Dans un monde confronté à des préoccupations alarmantes comme la crise climatique, les guerres et la montée du populisme, l’artiste propose de créer un espace où le retour à la terre mère est primordial.
La tradition du textile
Prince Toffa se dit descendant de Toffa, le dernier roi de Porto-Novo (1850-1908) l réalise majoritairement des œuvres d’art textile mais également des sculptures, des installations ainsi que des performances. Il fabrique des longues robes chatoyantes à partir d’objets récupérés, comme Lissa Adjakpa faite de bouchons de bouteilles en plastique ainsi que des colliers de capsules de café, cousues sur une robe existante.
Une énergie créative dans laquelle il faut plonger
Si cette vaste exposition permet de découvrir les traditions et la dynamique culturelles béninoises, il manque pour le visiteur cependant un fil conducteur pour connecter tous ces artistes entre eux, tant les récits sont nombreux. Certes, ce parti pris souligne l’effervescence et la diversité artistiques béninoises, mais rend son histoire difficile à raconter, même si des thèmes cruciaux se dégagent comme l’importance de la femme dans la culture Yoruba ou la projection d’une création appréhendée par ses traditions.
Pour aller plus loin
« Révélation ! Art contemporain du Bénin »

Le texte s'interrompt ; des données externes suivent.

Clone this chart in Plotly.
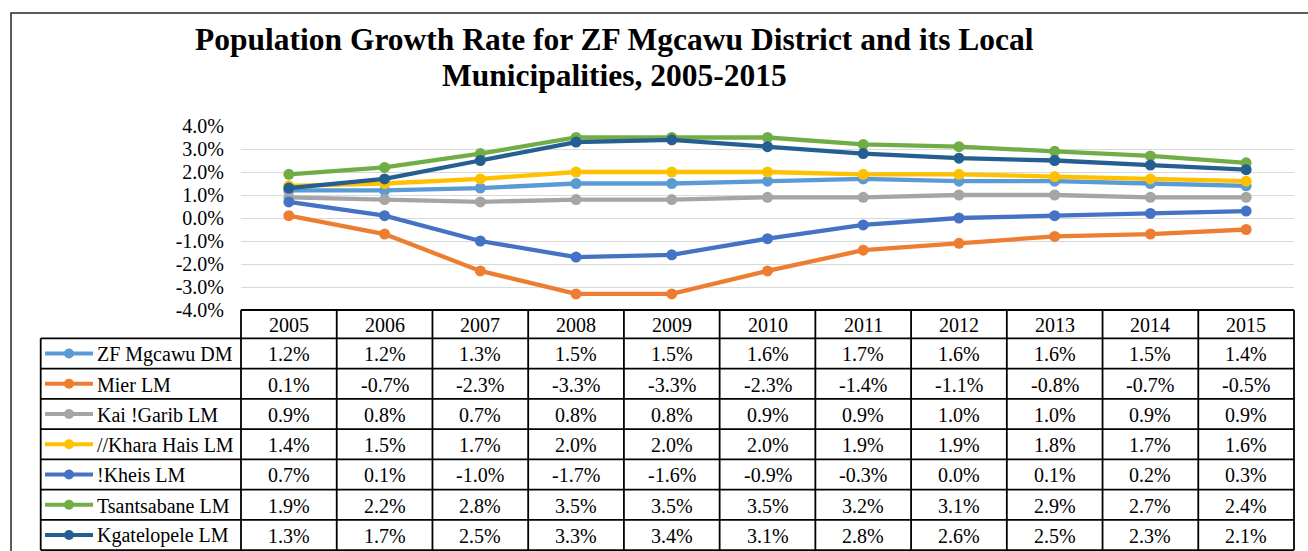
import plotly.graph_objects as go

years = ["2005", "2006", "2007", "2008", "2009", "2010", "2011", "2012", "2013", "2014", "2015"]
series_names = ["ZF Mgcawu DM", "Mier LM", "Kai !Garib LM", "//Khara Hais LM", "!Kheis LM", "Tsantsabane LM", "Kgatelopele LM"]
zf_mgcawu = [1.2, 1.2, 1.3, 1.5, 1.5, 1.6, 1.7, 1.6, 1.6, 1.5, 1.4]
mier = [0.1, -0.7, -2.3, -3.3, -3.3, -2.3, -1.4, -1.1, -0.8, -0.7, -0.5]
kai_garib = [0.9, 0.8, 0.7, 0.8, 0.8, 0.9, 0.9, 1.0, 1.0, 0.9, 0.9]
khara_hais = [1.4, 1.5, 1.7, 2.0, 2.0, 2.0, 1.9, 1.9, 1.8, 1.7, 1.6]
kheis = [0.7, 0.1, -1.0, -1.7, -1.6, -0.9, -0.3, 0.0, 0.1, 0.2, 0.3]
tsantsabane = [1.9, 2.2, 2.8, 3.5, 3.5, 3.5, 3.2, 3.1, 2.9, 2.7, 2.4]
kgatelopele = [1.3, 1.7, 2.5, 3.3, 3.4, 3.1, 2.8, 2.6, 2.5, 2.3, 2.1]
series_values = [zf_mgcawu, mier, kai_garib, khara_hais, kheis, tsantsabane, kgatelopele]
colors = ["#5B9BD5", "#ED7D31", "#A5A5A5", "#FFC000", "#4472C4", "#70AD47", "#255E91"]
y_tick_vals = [-4, -3, -2, -1, 0, 1, 2, 3, 4]
y_tick_text = ["-4.0%", "-3.0%", "-2.0%", "-1.0%", "0.0%", "1.0%", "2.0%", "3.0%", "4.0%"]
title_line1 = "Population Growth Rate for ZF Mgcawu District and its Local"
title_line2 = "Municipalities, 2005-2015"

W, H = 1308, 551
L, R, T, B = 241, 14, 126, 241
PW = W - L - R
PH = H - T - B
FONT = "Liberation Serif, Times New Roman, serif"


def px_x(px):
    return (px - L) / PW


def px_y(py):
    return (H - B - py) / PH


fig = go.Figure()
for name, vals, col in zip(series_names, series_values, colors):
    fig.add_trace(go.Scatter(
        x=years, y=vals, name=name, mode="lines+markers",
        line=dict(color=col, width=4.3),
        marker=dict(color=col, size=11),
        showlegend=False,
    ))

shapes = []
annotations = []

# outer chart border
shapes.append(dict(type="rect", xref="paper", yref="paper",
                   x0=px_x(11), x1=px_x(1330), y0=px_y(13), y1=px_y(600),
                   line=dict(color="#262626", width=1.5), fillcolor="rgba(0,0,0,0)", layer="below"))

# title
annotations.append(dict(text="<b>" + title_line1 + "</b>", xref="paper", yref="paper", x=px_x(614), y=px_y(39),
                        xanchor="center", yanchor="middle", showarrow=False,
                        font=dict(family=FONT, size=31.5, color="#000000")))
annotations.append(dict(text="<b>" + title_line2 + "</b>", xref="paper", yref="paper", x=px_x(614), y=px_y(76),
                        xanchor="center", yanchor="middle", showarrow=False,
                        font=dict(family=FONT, size=31.5, color="#000000")))

# data table geometry
table_top = 310.0
header_h = 28.3
row_h = 30.25
leg_left = 40.7
n = len(years)
rows_top = table_top + header_h
table_bottom = rows_top + row_h * len(series_names)
line_style = dict(color="#000000", width=1.8)

# horizontal lines
shapes.append(dict(type="line", xref="paper", yref="paper", x0=0, x1=1,
                   y0=px_y(table_top), y1=px_y(table_top), line=line_style))
for i in range(len(series_names) + 1):
    yy = px_y(rows_top + i * row_h)
    shapes.append(dict(type="line", xref="paper", yref="paper", x0=px_x(leg_left), x1=1,
                       y0=yy, y1=yy, line=line_style))
# vertical lines
for j in range(n + 1):
    xx = j / n
    shapes.append(dict(type="line", xref="paper", yref="paper", x0=xx, x1=xx,
                       y0=px_y(table_top), y1=px_y(table_bottom), line=line_style))
shapes.append(dict(type="line", xref="paper", yref="paper", x0=px_x(leg_left), x1=px_x(leg_left),
                   y0=px_y(rows_top), y1=px_y(table_bottom), line=line_style))

# header text
for j, yr in enumerate(years):
    annotations.append(dict(text=yr, xref="x", yref="paper", x=j, y=px_y(table_top + header_h / 2 + 1),
                            xanchor="center", yanchor="middle", showarrow=False,
                            font=dict(family=FONT, size=20, color="#000000")))

# rows
for i, (name, vals, col) in enumerate(zip(series_names, series_values, colors)):
    cy = px_y(rows_top + (i + 0.5) * row_h + 1)
    ky = px_y(rows_top + (i + 0.5) * row_h)
    shapes.append(dict(type="line", xref="paper", yref="paper", x0=px_x(45), x1=px_x(93),
                       y0=ky, y1=ky, line=dict(color=col, width=4)))
    shapes.append(dict(type="circle", xref="paper", yref="paper", xsizemode="pixel", ysizemode="pixel",
                       xanchor=px_x(69), yanchor=ky, x0=-5, x1=5, y0=-5, y1=5,
                       fillcolor=col, line=dict(color=col, width=0)))
    annotations.append(dict(text=name, xref="paper", yref="paper", x=px_x(95), y=cy,
                            xanchor="left", yanchor="middle", showarrow=False,
                            font=dict(family=FONT, size=20, color="#000000")))
    for j, v in enumerate(vals):
        annotations.append(dict(text=f"{v:.1f}%", xref="x", yref="paper", x=j, y=cy,
                                xanchor="center", yanchor="middle", showarrow=False,
                                font=dict(family=FONT, size=20, color="#000000")))

fig.update_layout(
    width=W, height=H,
    margin=dict(l=L, r=R, t=T, b=B, autoexpand=False),
    paper_bgcolor="#FFFFFF", plot_bgcolor="#FFFFFF",
    shapes=shapes, annotations=annotations,
    xaxis=dict(type="category", range=[-0.5, n - 0.5], showticklabels=False, showgrid=False,
               zeroline=False, showline=False, ticks=""),
    yaxis=dict(range=[-4, 4], tickvals=y_tick_vals, ticktext=y_tick_text, showgrid=True,
               gridcolor="#D9D9D9", gridwidth=1.3, zeroline=False, showline=False, ticks="",
               ticklabelstandoff=16, tickfont=dict(family=FONT, size=20, color="#000000")),
    hovermode=False,
)

fig.write_html("out.html", config={"displayModeBar": False},
               post_script="document.body.style.margin='0';document.body.style.overflow='hidden';")
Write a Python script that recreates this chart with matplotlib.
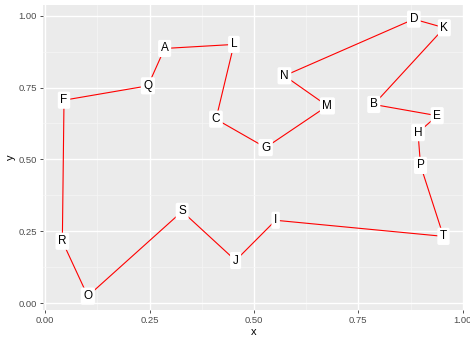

Jusqu’au 5 janvier 25, Musée de la Conciergerie, 2 Boulevard du Palais, Paris 1. Tarif plein de 20,5 euros et tarif réduit à 6 euros
Catalogue : Ouvrage sous la direction de Yassine Agnikè Lassissi et Emmanuel Daydé, commissaires, coédité avec le Centre des monuments nationaux, ADACE & HC éditions, 256 pages 28,50 €. Riche de ses traditions et de son inventivité, la présence des «Trésors royaux du Bénin», restitués par la France en 2021 en témoigne – ce panorama historique et subjectif présente la métamorphose des déesses et des dieux qui animent la pensée vodun, suivie de la puissance et la gloire terrestre de la reine et des rois du Danxomè
restés dans les mémoires, avant de s’intéresser aux femmes et aux hommes qui vivent et qui luttent aujourd’hui dans un monde globalisé. A travers la diversité de médiums et de supports, la vitalité de la scène artistique contemporaine du Bénin et de sa diaspora sautent aux yeux.